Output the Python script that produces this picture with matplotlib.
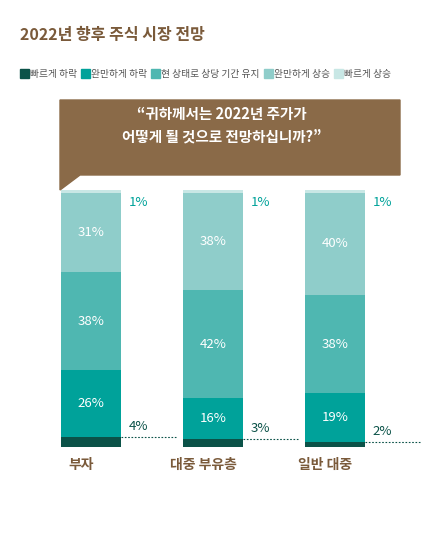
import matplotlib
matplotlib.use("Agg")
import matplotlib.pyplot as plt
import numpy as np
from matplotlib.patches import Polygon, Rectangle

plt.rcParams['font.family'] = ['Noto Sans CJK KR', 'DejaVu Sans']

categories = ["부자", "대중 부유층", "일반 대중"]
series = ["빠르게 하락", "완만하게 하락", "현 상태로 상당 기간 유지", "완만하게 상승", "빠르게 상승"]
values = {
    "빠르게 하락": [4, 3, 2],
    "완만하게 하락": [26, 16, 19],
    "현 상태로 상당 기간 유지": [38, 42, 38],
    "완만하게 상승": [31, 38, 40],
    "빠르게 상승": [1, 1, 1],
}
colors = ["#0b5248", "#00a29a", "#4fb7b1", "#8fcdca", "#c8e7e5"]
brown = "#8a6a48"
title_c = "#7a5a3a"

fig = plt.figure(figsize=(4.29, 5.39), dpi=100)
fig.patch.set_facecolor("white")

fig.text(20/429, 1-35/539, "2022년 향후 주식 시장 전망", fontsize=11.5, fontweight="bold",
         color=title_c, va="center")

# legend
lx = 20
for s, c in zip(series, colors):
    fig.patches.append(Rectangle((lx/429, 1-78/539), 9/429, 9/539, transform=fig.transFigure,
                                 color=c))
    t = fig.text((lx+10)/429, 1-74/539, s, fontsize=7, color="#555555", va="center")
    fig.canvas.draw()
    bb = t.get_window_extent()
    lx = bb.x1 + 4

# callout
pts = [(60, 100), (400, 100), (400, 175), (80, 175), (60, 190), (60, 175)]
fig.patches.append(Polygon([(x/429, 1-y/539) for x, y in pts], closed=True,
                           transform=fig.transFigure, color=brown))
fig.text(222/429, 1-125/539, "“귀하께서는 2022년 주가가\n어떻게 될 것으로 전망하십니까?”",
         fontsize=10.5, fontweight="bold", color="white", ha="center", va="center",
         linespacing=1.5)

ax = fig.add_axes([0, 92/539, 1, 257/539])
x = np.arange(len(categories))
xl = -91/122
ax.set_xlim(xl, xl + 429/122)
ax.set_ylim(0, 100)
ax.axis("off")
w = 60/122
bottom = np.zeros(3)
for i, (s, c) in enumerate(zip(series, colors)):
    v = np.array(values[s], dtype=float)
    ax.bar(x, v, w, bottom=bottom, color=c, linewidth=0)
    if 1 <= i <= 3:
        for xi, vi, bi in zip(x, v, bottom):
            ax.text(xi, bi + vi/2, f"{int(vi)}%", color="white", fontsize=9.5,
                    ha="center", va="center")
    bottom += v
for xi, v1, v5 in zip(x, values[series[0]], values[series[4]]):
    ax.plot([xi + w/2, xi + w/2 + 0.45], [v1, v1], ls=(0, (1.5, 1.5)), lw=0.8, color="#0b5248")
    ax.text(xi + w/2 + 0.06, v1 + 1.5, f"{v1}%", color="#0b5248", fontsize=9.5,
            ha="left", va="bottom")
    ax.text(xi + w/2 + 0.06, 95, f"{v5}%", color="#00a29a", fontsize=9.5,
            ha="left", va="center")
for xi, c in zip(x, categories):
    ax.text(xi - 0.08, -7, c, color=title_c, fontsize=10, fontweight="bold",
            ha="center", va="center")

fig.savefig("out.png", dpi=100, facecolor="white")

^^^^

▶ Task statement:
What is the number of lines that contain "matplotlib"? Reply with that number alone.

▶ Expected answer:
5